======== Source data ========

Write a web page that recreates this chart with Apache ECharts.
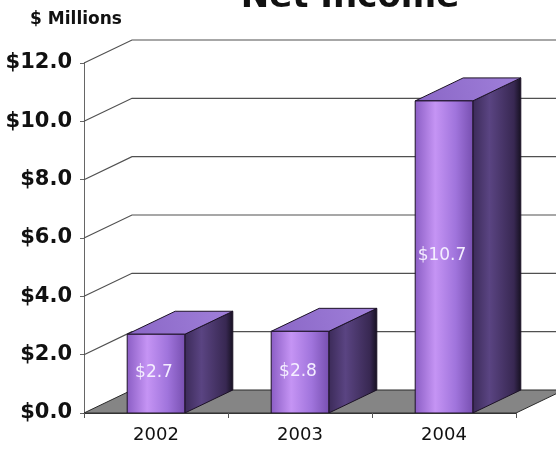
<!DOCTYPE html>
<html>
<head>
<meta charset="utf-8">
<script src="https://cdn.jsdelivr.net/npm/echarts@6/dist/echarts.min.js"></script>
<style>
  html, body { margin: 0; padding: 0; background: #fff; }
  #chart { width: 556px; height: 450px; }
</style>
</head>
<body>
<div id="chart"></div>
<script>
// Net income by year, $ millions
const years = ['2002', '2003', '2004'];
const netIncome = [2.7, 2.8, 10.7];
const valueTicks = [0, 2, 4, 6, 8, 10, 12];

// Oblique depth of the pseudo-3D box (pixels)
const DEPTH_X = 48;
const DEPTH_Y = -23;
const FONT = '"DejaVu Sans", "Liberation Sans", sans-serif';

function money(v) { return '$' + v.toFixed(1); }

const chart = echarts.init(document.getElementById('chart'), null, { renderer: 'canvas' });

// Floor and back-wall grid lines, pushed back by the depth offset
function renderWall(params, api) {
  const cs = params.coordSys;
  const v = api.value(1);
  const y = api.coord([0, v])[1];
  const x0 = cs.x;
  const x1 = cs.x + cs.width;
  const children = [];
  if (v === 0) {
    children.push({
      type: 'polygon',
      shape: { points: [[x0, y], [x1, y], [x1 + DEPTH_X, y + DEPTH_Y], [x0 + DEPTH_X, y + DEPTH_Y]] },
      style: { fill: '#858585', stroke: '#2a2a2a', lineWidth: 1 }
    });
  } else {
    children.push({
      type: 'polyline',
      shape: { points: [[x0, y], [x0 + DEPTH_X, y + DEPTH_Y], [x1 + DEPTH_X + 200, y + DEPTH_Y]] },
      style: { stroke: '#505050', lineWidth: 1.2, fill: null }
    });
  }
  return { type: 'group', children: children };
}

const frontFill = new echarts.graphic.LinearGradient(0, 0, 1, 0, [
  { offset: 0, color: '#8a5dc4' },
  { offset: 0.35, color: '#c594f4' },
  { offset: 0.7, color: '#a074dc' },
  { offset: 1, color: '#774fb0' }
]);
const sideFill = new echarts.graphic.LinearGradient(0, 0, 1, 0, [
  { offset: 0, color: '#3b2a58' },
  { offset: 0.35, color: '#5a4482' },
  { offset: 0.85, color: '#382852' },
  { offset: 1, color: '#15101f' }
]);
const topFill = new echarts.graphic.LinearGradient(0, 1, 1, 0, [
  { offset: 0, color: '#8a66c6' },
  { offset: 1, color: '#a080da' }
]);

function renderBar(params, api) {
  const i = api.value(0);
  const v = api.value(1);
  const base = api.coord([i, 0]);
  const top = api.coord([i, v]);
  const w = api.size([1, 0])[0] * 0.4;
  const xl = base[0] - w / 2;
  const xr = base[0] + w / 2;
  const yb = base[1];
  const yt = top[1];
  const edge = '#1c1226';
  return {
    type: 'group',
    children: [
      {
        type: 'polygon',
        shape: { points: [[xr, yb], [xr + DEPTH_X, yb + DEPTH_Y], [xr + DEPTH_X, yt + DEPTH_Y], [xr, yt]] },
        style: { fill: sideFill, stroke: edge, lineWidth: 1 }
      },
      {
        type: 'polygon',
        shape: { points: [[xl, yt], [xr, yt], [xr + DEPTH_X, yt + DEPTH_Y], [xl + DEPTH_X, yt + DEPTH_Y]] },
        style: { fill: topFill, stroke: edge, lineWidth: 1 }
      },
      {
        type: 'rect',
        shape: { x: xl, y: yt, width: w, height: yb - yt },
        style: { fill: frontFill, stroke: edge, lineWidth: 1 }
      },
      {
        type: 'text',
        x: (xl + xr) / 2 - 2,
        y: (yt + yb) / 2 - 1,
        style: {
          text: money(v),
          fill: '#f4eeff',
          font: '17px ' + FONT,
          align: 'center',
          verticalAlign: 'middle'
        }
      }
    ]
  };
}

const option = {
  animation: false,
  backgroundColor: '#ffffff',
  grid: { left: 84, right: 40, top: 63, bottom: 37, containLabel: false },
  xAxis: {
    type: 'category',
    data: years,
    boundaryGap: true,
    z: 5,
    axisLine: { show: true, lineStyle: { color: '#333', width: 1 } },
    axisTick: { show: true, length: 5, lineStyle: { color: '#555' } },
    axisLabel: { margin: 13, color: '#111', fontFamily: FONT, fontSize: 18 },
    splitLine: { show: false }
  },
  yAxis: {
    type: 'value',
    min: 0,
    max: 12,
    interval: 2,
    axisLine: { show: true, lineStyle: { color: '#666', width: 1 } },
    axisTick: { show: true, length: 4, lineStyle: { color: '#666' } },
    axisLabel: {
      margin: 12,
      color: '#111',
      fontFamily: FONT,
      fontWeight: 'bold',
      fontSize: 21,
      formatter: money
    },
    splitLine: { show: false }
  },
  graphic: [
    {
      type: 'text',
      x: 350,
      y: 15,
      style: {
        text: 'Net Income',
        font: 'bold 34px ' + FONT,
        fill: '#111',
        align: 'center',
        verticalAlign: 'bottom'
      }
    },
    {
      type: 'text',
      x: 76,
      y: 20,
      style: {
        text: '$ Millions',
        font: 'bold 17px ' + FONT,
        fill: '#111',
        align: 'center',
        verticalAlign: 'middle'
      }
    }
  ],
  series: [
    {
      type: 'custom',
      name: 'wall',
      z: 1,
      clip: false,
      silent: true,
      renderItem: renderWall,
      data: valueTicks.map(function (v) { return [0, v]; })
    },
    {
      type: 'custom',
      name: 'Net Income',
      z: 3,
      clip: false,
      renderItem: renderBar,
      encode: { x: 0, y: 1 },
      data: netIncome.map(function (v, i) { return [i, v]; })
    }
  ]
};

chart.setOption(option);
</script>
</body>
</html>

========

What you need to do -> Leave out the pictures and restate everything else word for word.

Exercise answer ->
Write a web page that recreates this chart with Apache ECharts.
<!DOCTYPE html>
<html>
<head>
<meta charset="utf-8">
<script src="https://cdn.jsdelivr.net/npm/echarts@6/dist/echarts.min.js"></script>
<style>
  html, body { margin: 0; padding: 0; background: #fff; }
  #chart { width: 556px; height: 450px; }
</style>
</head>
<body>
<div id="chart"></div>
<script>
// Net income by year, $ millions
const years = ['2002', '2003', '2004'];
const netIncome = [2.7, 2.8, 10.7];
const valueTicks = [0, 2, 4, 6, 8, 10, 12];

// Oblique depth of the pseudo-3D box (pixels)
const DEPTH_X = 48;
const DEPTH_Y = -23;
const FONT = '"DejaVu Sans", "Liberation Sans", sans-serif';

function money(v) { return '$' + v.toFixed(1); }

const chart = echarts.init(document.getElementById('chart'), null, { renderer: 'canvas' });

// Floor and back-wall grid lines, pushed back by the depth offset
function renderWall(params, api) {
  const cs = params.coordSys;
  const v = api.value(1);
  const y = api.coord([0, v])[1];
  const x0 = cs.x;
  const x1 = cs.x + cs.width;
  const children = [];
  if (v === 0) {
    children.push({
      type: 'polygon',
      shape: { points: [[x0, y], [x1, y], [x1 + DEPTH_X, y + DEPTH_Y], [x0 + DEPTH_X, y + DEPTH_Y]] },
      style: { fill: '#858585', stroke: '#2a2a2a', lineWidth: 1 }
    });
  } else {
    children.push({
      type: 'polyline',
      shape: { points: [[x0, y], [x0 + DEPTH_X, y + DEPTH_Y], [x1 + DEPTH_X + 200, y + DEPTH_Y]] },
      style: { stroke: '#505050', lineWidth: 1.2, fill: null }
    });
  }
  return { type: 'group', children: children };
}

const frontFill = new echarts.graphic.LinearGradient(0, 0, 1, 0, [
  { offset: 0, color: '#8a5dc4' },
  { offset: 0.35, color: '#c594f4' },
  { offset: 0.7, color: '#a074dc' },
  { offset: 1, color: '#774fb0' }
]);
const sideFill = new echarts.graphic.LinearGradient(0, 0, 1, 0, [
  { offset: 0, color: '#3b2a58' },
  { offset: 0.35, color: '#5a4482' },
  { offset: 0.85, color: '#382852' },
  { offset: 1, color: '#15101f' }
]);
const topFill = new echarts.graphic.LinearGradient(0, 1, 1, 0, [
  { offset: 0, color: '#8a66c6' },
  { offset: 1, color: '#a080da' }
]);

function renderBar(params, api) {
  const i = api.value(0);
  const v = api.value(1);
  const base = api.coord([i, 0]);
  const top = api.coord([i, v]);
  const w = api.size([1, 0])[0] * 0.4;
  const xl = base[0] - w / 2;
  const xr = base[0] + w / 2;
  const yb = base[1];
  const yt = top[1];
  const edge = '#1c1226';
  return {
    type: 'group',
    children: [
      {
        type: 'polygon',
        shape: { points: [[xr, yb], [xr + DEPTH_X, yb + DEPTH_Y], [xr + DEPTH_X, yt + DEPTH_Y], [xr, yt]] },
        style: { fill: sideFill, stroke: edge, lineWidth: 1 }
      },
      {
        type: 'polygon',
        shape: { points: [[xl, yt], [xr, yt], [xr + DEPTH_X, yt + DEPTH_Y], [xl + DEPTH_X, yt + DEPTH_Y]] },
        style: { fill: topFill, stroke: edge, lineWidth: 1 }
      },
      {
        type: 'rect',
        shape: { x: xl, y: yt, width: w, height: yb - yt },
        style: { fill: frontFill, stroke: edge, lineWidth: 1 }
      },
      {
        type: 'text',
        x: (xl + xr) / 2 - 2,
        y: (yt + yb) / 2 - 1,
        style: {
          text: money(v),
          fill: '#f4eeff',
          font: '17px ' + FONT,
          align: 'center',
          verticalAlign: 'middle'
        }
      }
    ]
  };
}

const option = {
  animation: false,
  backgroundColor: '#ffffff',
  grid: { left: 84, right: 40, top: 63, bottom: 37, containLabel: false },
  xAxis: {
    type: 'category',
    data: years,
    boundaryGap: true,
    z: 5,
    axisLine: { show: true, lineStyle: { color: '#333', width: 1 } },
    axisTick: { show: true, length: 5, lineStyle: { color: '#555' } },
    axisLabel: { margin: 13, color: '#111', fontFamily: FONT, fontSize: 18 },
    splitLine: { show: false }
  },
  yAxis: {
    type: 'value',
    min: 0,
    max: 12,
    interval: 2,
    axisLine: { show: true, lineStyle: { color: '#666', width: 1 } },
    axisTick: { show: true, length: 4, lineStyle: { color: '#666' } },
    axisLabel: {
      margin: 12,
      color: '#111',
      fontFamily: FONT,
      fontWeight: 'bold',
      fontSize: 21,
      formatter: money
    },
    splitLine: { show: false }
  },
  graphic: [
    {
      type: 'text',
      x: 350,
      y: 15,
      style: {
        text: 'Net Income',
        font: 'bold 34px ' + FONT,
        fill: '#111',
        align: 'center',
        verticalAlign: 'bottom'
      }
    },
    {
      type: 'text',
      x: 76,
      y: 20,
      style: {
        text: '$ Millions',
        font: 'bold 17px ' + FONT,
        fill: '#111',
        align: 'center',
        verticalAlign: 'middle'
      }
    }
  ],
  series: [
    {
      type: 'custom',
      name: 'wall',
      z: 1,
      clip: false,
      silent: true,
      renderItem: renderWall,
      data: valueTicks.map(function (v) { return [0, v]; })
    },
    {
      type: 'custom',
      name: 'Net Income',
      z: 3,
      clip: false,
      renderItem: renderBar,
      encode: { x: 0, y: 1 },
      data: netIncome.map(function (v, i) { return [i, v]; })
    }
  ]
};

chart.setOption(option);
</script>
</body>
</html>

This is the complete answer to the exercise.